I'm high-crossing a good deal more than I wanted to, probably because I was a little tired and lazy.
Yes.
One thing I also notice is that I am hunching up too much. I need to remain more vertical, straighter knees.
Yes. Think about a boxer or an MMA fighter. Stand up, then adjust based on opponent and what you're trying to do.
As I said, footwork was a little hard to do right with the slippery mud, but still, I'm too long and too low.
Yes, and yeah, mud is rough.
With two-sword, I go outside a lot and kind of flail sometimes
Yes.
but I think I'm finally getting to the point where I feel I'm a serious threat in that weapon combo.
No. Not to anyone with experience fighting good two-sword fighters, anyway. The mud really helped you out, here. If Arrakis had had decent footing, you would have gotten shanked mercilessly. As you said, you have a tendency to go outside and flail, and that's going to make you the opposite of a threat with that style. Work that inside lane, and stop throwing throw-away shots to his shield. Put that baiting shot in on his hand (if he's wearing gloves) or to the forte of his blade. That's how you coax out favorable returns.
And in general, it looks like the left hand is developing reasonably well.
You're definitely using it more. Needs more left-handed single blue.
Per the usual, no side-to-side action, poor setups to the closing, but given the mud, that's forgivable this go around.

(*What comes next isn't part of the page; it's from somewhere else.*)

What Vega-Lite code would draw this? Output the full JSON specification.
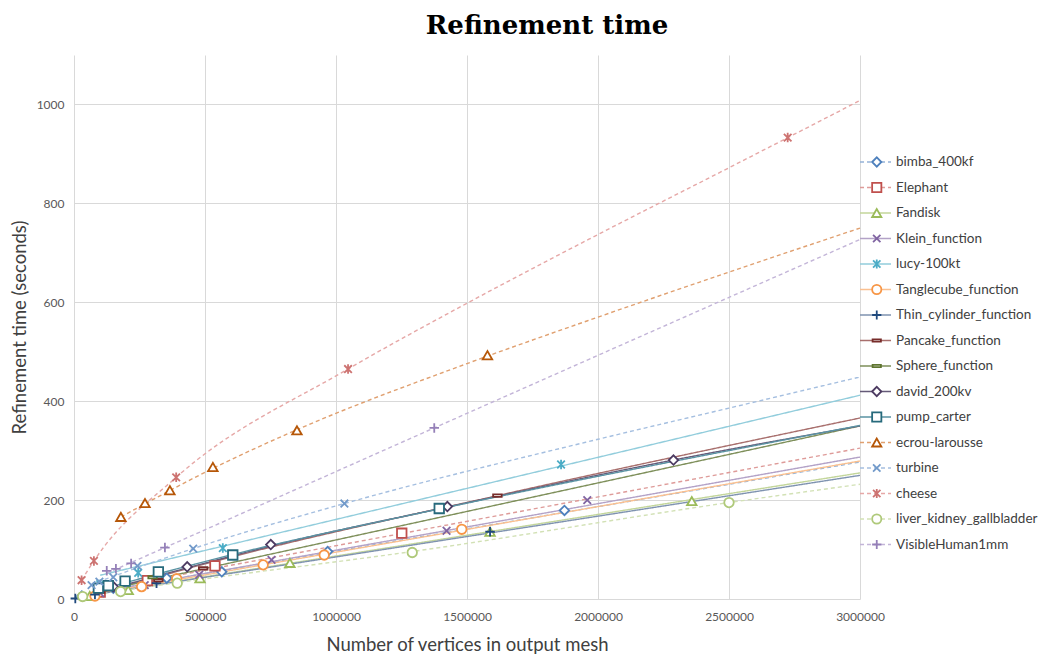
{
  "$schema": "https://vega.github.io/schema/vega-lite/v6.json",
  "autosize": {"type": "none"},
  "width": 786,
  "height": 544,
  "padding": {"left": 74, "top": 55, "right": 187, "bottom": 59},
  "background": "white",
  "config": {"view": {"stroke": null}},
  "title": {"text": "Refinement time", "font": "DejaVu Serif", "fontSize": 26, "fontWeight": "bold", "color": "#000000", "anchor": "middle", "dx": 80, "baseline": "alphabetic", "offset": -5},
  "datasets": {
    "order": [
      {"s": "bimba_400kf", "o": 1}, {"s": "Elephant", "o": 2}, {"s": "Fandisk", "o": 3}, {"s": "Klein_function", "o": 4}, {"s": "lucy-100kt", "o": 5}, {"s": "Tanglecube_function", "o": 6}, {"s": "Thin_cylinder_function", "o": 7}, {"s": "Pancake_function", "o": 8}, {"s": "Sphere_function", "o": 9}, {"s": "david_200kv", "o": 10}, {"s": "pump_carter", "o": 11}, {"s": "ecrou-larousse", "o": 12}, {"s": "turbine", "o": 13}, {"s": "cheese", "o": 14}, {"s": "liver_kidney_gallbladder", "o": 15}, {"s": "VisibleHuman1mm", "o": 16}
    ],
    "pts": [
      {"s": "bimba_400kf", "x": 30000, "y": 6}, {"s": "bimba_400kf", "x": 150000, "y": 22}, {"s": "bimba_400kf", "x": 354000, "y": 42}, {"s": "bimba_400kf", "x": 564000, "y": 55}, {"s": "bimba_400kf", "x": 968000, "y": 96}, {"s": "bimba_400kf", "x": 1872000, "y": 179},
      {"s": "Elephant", "x": 100000, "y": 14}, {"s": "Elephant", "x": 280000, "y": 37}, {"s": "Elephant", "x": 538000, "y": 67}, {"s": "Elephant", "x": 1251000, "y": 133},
      {"s": "Fandisk", "x": 60000, "y": 6}, {"s": "Fandisk", "x": 207000, "y": 18}, {"s": "Fandisk", "x": 481000, "y": 42}, {"s": "Fandisk", "x": 824000, "y": 73}, {"s": "Fandisk", "x": 1588000, "y": 136}, {"s": "Fandisk", "x": 2358000, "y": 198},
      {"s": "Klein_function", "x": 100000, "y": 12}, {"s": "Klein_function", "x": 270000, "y": 28}, {"s": "Klein_function", "x": 478000, "y": 49}, {"s": "Klein_function", "x": 754000, "y": 79}, {"s": "Klein_function", "x": 1422000, "y": 138}, {"s": "Klein_function", "x": 1959000, "y": 200},
      {"s": "lucy-100kt", "x": 100000, "y": 30}, {"s": "lucy-100kt", "x": 245000, "y": 53}, {"s": "lucy-100kt", "x": 568000, "y": 103}, {"s": "lucy-100kt", "x": 1859000, "y": 272},
      {"s": "Tanglecube_function", "x": 80000, "y": 6}, {"s": "Tanglecube_function", "x": 258000, "y": 25}, {"s": "Tanglecube_function", "x": 392000, "y": 41}, {"s": "Tanglecube_function", "x": 722000, "y": 69}, {"s": "Tanglecube_function", "x": 955000, "y": 89}, {"s": "Tanglecube_function", "x": 1480000, "y": 141},
      {"s": "Thin_cylinder_function", "x": 5000, "y": 1}, {"s": "Thin_cylinder_function", "x": 80000, "y": 9}, {"s": "Thin_cylinder_function", "x": 315000, "y": 32}, {"s": "Thin_cylinder_function", "x": 1588000, "y": 136},
      {"s": "Pancake_function", "x": 100000, "y": 15}, {"s": "Pancake_function", "x": 322000, "y": 38}, {"s": "Pancake_function", "x": 493000, "y": 62}, {"s": "Pancake_function", "x": 1616000, "y": 209},
      {"s": "Sphere_function", "x": 120000, "y": 20}, {"s": "Sphere_function", "x": 300000, "y": 44},
      {"s": "david_200kv", "x": 150000, "y": 25}, {"s": "david_200kv", "x": 432000, "y": 65}, {"s": "david_200kv", "x": 751000, "y": 110}, {"s": "david_200kv", "x": 1425000, "y": 187}, {"s": "david_200kv", "x": 2288000, "y": 281},
      {"s": "pump_carter", "x": 93000, "y": 22}, {"s": "pump_carter", "x": 131000, "y": 27}, {"s": "pump_carter", "x": 195000, "y": 36}, {"s": "pump_carter", "x": 322000, "y": 55}, {"s": "pump_carter", "x": 606000, "y": 89}, {"s": "pump_carter", "x": 1394000, "y": 183},
      {"s": "ecrou-larousse", "x": 179000, "y": 166}, {"s": "ecrou-larousse", "x": 271000, "y": 194}, {"s": "ecrou-larousse", "x": 366000, "y": 220}, {"s": "ecrou-larousse", "x": 530000, "y": 267}, {"s": "ecrou-larousse", "x": 851000, "y": 341}, {"s": "ecrou-larousse", "x": 1578000, "y": 493},
      {"s": "turbine", "x": 67000, "y": 28}, {"s": "turbine", "x": 97000, "y": 35}, {"s": "turbine", "x": 150000, "y": 44}, {"s": "turbine", "x": 242000, "y": 67}, {"s": "turbine", "x": 455000, "y": 102}, {"s": "turbine", "x": 1032000, "y": 193},
      {"s": "cheese", "x": 29000, "y": 38}, {"s": "cheese", "x": 76000, "y": 77}, {"s": "cheese", "x": 390000, "y": 246}, {"s": "cheese", "x": 1046000, "y": 465}, {"s": "cheese", "x": 2724000, "y": 933},
      {"s": "liver_kidney_gallbladder", "x": 33000, "y": 5}, {"s": "liver_kidney_gallbladder", "x": 178000, "y": 15}, {"s": "liver_kidney_gallbladder", "x": 394000, "y": 32}, {"s": "liver_kidney_gallbladder", "x": 1291000, "y": 94}, {"s": "liver_kidney_gallbladder", "x": 2500000, "y": 195},
      {"s": "VisibleHuman1mm", "x": 125000, "y": 57}, {"s": "VisibleHuman1mm", "x": 160000, "y": 61}, {"s": "VisibleHuman1mm", "x": 218000, "y": 72}, {"s": "VisibleHuman1mm", "x": 347000, "y": 104}, {"s": "VisibleHuman1mm", "x": 1375000, "y": 346}
    ],
    "trend": [
      {"s": "bimba_400kf", "x": 30000, "y": 9}, {"s": "bimba_400kf", "x": 3000000, "y": 277},
      {"s": "Elephant", "x": 100000, "y": 19}, {"s": "Elephant", "x": 3000000, "y": 305},
      {"s": "Fandisk", "x": 60000, "y": 8}, {"s": "Fandisk", "x": 3000000, "y": 255},
      {"s": "Klein_function", "x": 100000, "y": 14}, {"s": "Klein_function", "x": 3000000, "y": 287},
      {"s": "lucy-100kt", "x": 100000, "y": 48}, {"s": "lucy-100kt", "x": 3000000, "y": 412},
      {"s": "Tanglecube_function", "x": 80000, "y": 10}, {"s": "Tanglecube_function", "x": 3000000, "y": 279},
      {"s": "Thin_cylinder_function", "x": 5000, "y": 3}, {"s": "Thin_cylinder_function", "x": 3000000, "y": 250},
      {"s": "Pancake_function", "x": 100000, "y": 12}, {"s": "Pancake_function", "x": 493000, "y": 70}, {"s": "Pancake_function", "x": 1616000, "y": 209}, {"s": "Pancake_function", "x": 3000000, "y": 366},
      {"s": "Sphere_function", "x": 120000, "y": 18}, {"s": "Sphere_function", "x": 3000000, "y": 350},
      {"s": "david_200kv", "x": 150000, "y": 22}, {"s": "david_200kv", "x": 432000, "y": 63}, {"s": "david_200kv", "x": 751000, "y": 107}, {"s": "david_200kv", "x": 1425000, "y": 186}, {"s": "david_200kv", "x": 2288000, "y": 281}, {"s": "david_200kv", "x": 3000000, "y": 350},
      {"s": "pump_carter", "x": 93000, "y": 18}, {"s": "pump_carter", "x": 606000, "y": 90}, {"s": "pump_carter", "x": 1394000, "y": 182}, {"s": "pump_carter", "x": 3000000, "y": 351},
      {"s": "ecrou-larousse", "x": 179000, "y": 166}, {"s": "ecrou-larousse", "x": 534000, "y": 265}, {"s": "ecrou-larousse", "x": 854000, "y": 343}, {"s": "ecrou-larousse", "x": 1500000, "y": 476}, {"s": "ecrou-larousse", "x": 2000000, "y": 570}, {"s": "ecrou-larousse", "x": 2500000, "y": 661}, {"s": "ecrou-larousse", "x": 3000000, "y": 750},
      {"s": "turbine", "x": 67000, "y": 30}, {"s": "turbine", "x": 455000, "y": 102}, {"s": "turbine", "x": 1032000, "y": 193}, {"s": "turbine", "x": 2000000, "y": 323}, {"s": "turbine", "x": 2500000, "y": 386}, {"s": "turbine", "x": 3000000, "y": 449},
      {"s": "cheese", "x": 29000, "y": 38}, {"s": "cheese", "x": 76000, "y": 77}, {"s": "cheese", "x": 390000, "y": 246}, {"s": "cheese", "x": 1046000, "y": 465}, {"s": "cheese", "x": 1500000, "y": 598}, {"s": "cheese", "x": 2000000, "y": 737}, {"s": "cheese", "x": 2500000, "y": 872}, {"s": "cheese", "x": 3000000, "y": 1008},
      {"s": "liver_kidney_gallbladder", "x": 33000, "y": 5}, {"s": "liver_kidney_gallbladder", "x": 394000, "y": 33}, {"s": "liver_kidney_gallbladder", "x": 1291000, "y": 96}, {"s": "liver_kidney_gallbladder", "x": 2500000, "y": 195}, {"s": "liver_kidney_gallbladder", "x": 3000000, "y": 232},
      {"s": "VisibleHuman1mm", "x": 125000, "y": 52}, {"s": "VisibleHuman1mm", "x": 347000, "y": 104}, {"s": "VisibleHuman1mm", "x": 1375000, "y": 346}, {"s": "VisibleHuman1mm", "x": 3000000, "y": 727}
    ]
  },
  "encoding": {
    "x": {"field": "x", "type": "quantitative", "scale": {"domain": [0, 3000000], "nice": false, "zero": false},
      "axis": {"title": "Number of vertices in output mesh", "values": [0, 500000, 1000000, 1500000, 2000000, 2500000, 3000000], "format": "d", "domain": false, "ticks": false, "labelFlush": false, "labelPadding": 12, "labelFont": "Lato", "labelFontSize": 12, "labelColor": "#595959", "titleFont": "Lato", "titleFontSize": 18.5, "titleFontWeight": "normal", "titleColor": "#404040", "titlePadding": 13, "gridColor": "#D9D9D9", "gridWidth": 1}},
    "y": {"field": "y", "type": "quantitative", "scale": {"domain": [0, 1100], "nice": false},
      "axis": {"title": "Refinement time (seconds)", "values": [0, 200, 400, 600, 800, 1000], "format": "d", "domain": false, "ticks": false, "labelPadding": 10, "labelFont": "Lato", "labelFontSize": 12, "labelColor": "#595959", "titleFont": "Lato", "titleFontSize": 18.5, "titleFontWeight": "normal", "titleColor": "#404040", "titlePadding": 7, "gridColor": "#D9D9D9", "gridWidth": 1}}
  },
  "layer": [
    {
      "data": {"name": "trend"},
      "transform": [{"lookup": "s", "from": {"data": {"name": "order"}, "key": "s", "fields": ["o"]}}],
      "mark": {"type": "line", "interpolate": "monotone", "strokeWidth": 1.4},
      "encoding": {
        "color": {"field": "s", "type": "nominal", "sort": {"field": "o", "op": "min"},
          "scale": {"range": ["#95B3D7", "#DE9B99", "#C3D69B", "#B3A2C7", "#92CDDC", "#FAC090", "#7F93B0", "#A86F6D", "#7E8F5A", "#655A78", "#5A93A3", "#E0A070", "#A5BFE0", "#E6A8A7", "#D2E1B5", "#C3B5D8"]},
          "legend": {"title": null, "orient": "none", "direction": "vertical", "legendX": 785, "legendY": 97, "padding": 0, "symbolType": "stroke", "symbolSize": 961, "symbolStrokeWidth": 1.5, "clipHeight": 20, "rowPadding": 5.5, "labelOffset": 4, "labelFont": "Lato", "labelFontSize": 13.5, "labelColor": "#404040", "labelLimit": 300}},
        "strokeDash": {"field": "s", "type": "nominal", "sort": {"field": "o", "op": "min"},
          "scale": {"range": [[4, 3], [4, 3], [1, 0], [1, 0], [1, 0], [1, 0], [1, 0], [1, 0], [1, 0], [1, 0], [1, 0], [4, 3], [4, 3], [4, 3], [4, 3], [4, 3]]},
          "legend": {"title": null, "orient": "none", "direction": "vertical", "legendX": 785, "legendY": 97, "padding": 0, "symbolType": "stroke", "symbolSize": 961, "symbolStrokeWidth": 1.5, "clipHeight": 20, "rowPadding": 5.5, "labelOffset": 4, "labelFont": "Lato", "labelFontSize": 13.5, "labelColor": "#404040", "labelLimit": 300}}
      }
    },
    {
      "data": {"name": "pts"},
      "mark": {"type": "point", "filled": false, "fill": "white", "strokeWidth": 1.8, "size": 90, "opacity": 1},
      "encoding": {
        "stroke": {"field": "s", "type": "nominal",
          "scale": {"domain": ["bimba_400kf", "Elephant", "Fandisk", "Klein_function", "lucy-100kt", "Tanglecube_function", "Thin_cylinder_function", "Pancake_function", "Sphere_function", "david_200kv", "pump_carter", "ecrou-larousse", "turbine", "cheese", "liver_kidney_gallbladder", "VisibleHuman1mm"],
            "range": ["#4F81BD", "#C0504D", "#9BBB59", "#8064A2", "#4BACC6", "#F79646", "#1F497D", "#772C2A", "#5F7530", "#4D3B62", "#276A7C", "#B65708", "#729ACA", "#CD7371", "#AFC97A", "#9580B8"]},
          "legend": {"title": null, "orient": "none", "direction": "vertical", "legendX": 785, "legendY": 97, "padding": 0, "symbolSize": 85, "symbolStrokeWidth": 1.8, "symbolFillColor": "white", "clipHeight": 20, "rowPadding": 5.5, "symbolOffset": 11, "labelExpr": "''", "labelFont": "Lato", "labelFontSize": 13.5}},
        "shape": {"field": "s", "type": "nominal",
          "scale": {"domain": ["bimba_400kf", "Elephant", "Fandisk", "Klein_function", "lucy-100kt", "Tanglecube_function", "Thin_cylinder_function", "Pancake_function", "Sphere_function", "david_200kv", "pump_carter", "ecrou-larousse", "turbine", "cheese", "liver_kidney_gallbladder", "VisibleHuman1mm"],
            "range": ["diamond", "square", "triangle-up", "M-0.8,-0.8L0.8,0.8M-0.8,0.8L0.8,-0.8", "M-0.8,-0.8L0.8,0.8M-0.8,0.8L0.8,-0.8M0,-1L0,1", "circle", "M-1,0L1,0M0,-1L0,1", "M-0.9,-0.25L0.9,-0.25L0.9,0.25L-0.9,0.25Z", "M-0.9,-0.25L0.9,-0.25L0.9,0.25L-0.9,0.25Z", "diamond", "square", "triangle-up", "M-0.8,-0.8L0.8,0.8M-0.8,0.8L0.8,-0.8", "M-0.8,-0.8L0.8,0.8M-0.8,0.8L0.8,-0.8M0,-1L0,1", "circle", "M-1,0L1,0M0,-1L0,1"]},
          "legend": {"title": null, "orient": "none", "direction": "vertical", "legendX": 785, "legendY": 97, "padding": 0, "symbolSize": 85, "symbolStrokeWidth": 1.8, "symbolFillColor": "white", "clipHeight": 20, "rowPadding": 5.5, "symbolOffset": 11, "labelExpr": "''", "labelFont": "Lato", "labelFontSize": 13.5}}
      }
    }
  ]
}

The following is critique of the two-sword v. board:Looks like you understand the idea of covering the left with your right, but the form is all wrong. Your right is too tight to your body, and no need to float that elbow up. Project your right like you're singling it, and angle the tip to your left; keep the right hand on the right side of your body, and don't clutch or flare that elbow.
Your left sword isn't closing off the outside lane. There are a number of different guards you can use in two-sword, but the most reliable I've seen is the one you're attempting to emulate: the right covers the inside lane to the left, the left closes off the outside left. When Arrakis goes for that deep wrap to your left, you should be able to turn those hips out and murder the hell out of him. You're not doing a good job of making him fight to get inside because he's having too much success going outside. Really take away the left side of your body as a viable target; make him
want to cross. That's why it's so important to keep your right projected: if he crosses, you cut it off with a small movement, instead of the right having to race across your body to beat the shot there.
You're doing this weird thing where your back foot is coming off the ground while you're throwing shots; don't do that.
I like that you're stepping with your stabs. Good improvement.
Your guard keeps drifting up. There are times when your guard needs to come up, but generally, it won't. Stay home, live longer.
I can tell that some of the theory is sinking in. Execution isn't there, but effort is. Good stuff.